Sixteen-year-old Jason Peele and his Indian boyfriend Raj spend a lot of time debating the philosophy of the pacifist Gandhi and his teaching of nonviolence. Their disagreement on the subject is cause for much of the conflict in this really fine coming-of-age novel. Both young men are on their high school track team (where they meet) and both have been the target of harassment and/or violence because of their perceived sexual orientation. They have different ideas, however, of how to confront violence.
A SECRET EDGE-- from what the title means, to the well-developed characters to the plot-- is a book that high school students, both straight and gay as well as the confused, should read. It is instructive without being didactic. I am not sure that today's teenagers fully appreciate how far this country has come in the quest for rights for gay people. There was nothing that would have come close to this wonderful novel in my high school library.

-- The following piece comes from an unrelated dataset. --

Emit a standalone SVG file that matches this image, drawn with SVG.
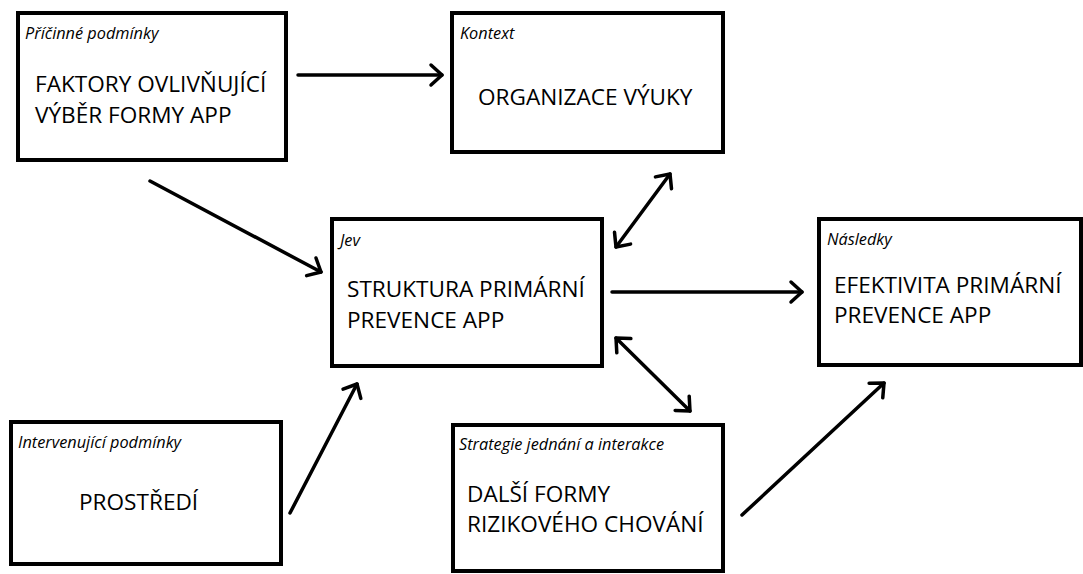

Jason, who lost his parents when just a child, has a loving, sensitive Aunt Audrey. When he tells her he is gay, her response is simply "I know." His Uncle Steve is decent; his track coach is supportive (and you find out why). He also has a straight friend Robert whom he helps with his English assignments and another friend from the track team, Norm, who is struggling with his sexual orientation and plans to come out only when he is in college and away from his parents.
This novel is ultimately about honesty and the courage to be who you are as well as a sweet love story.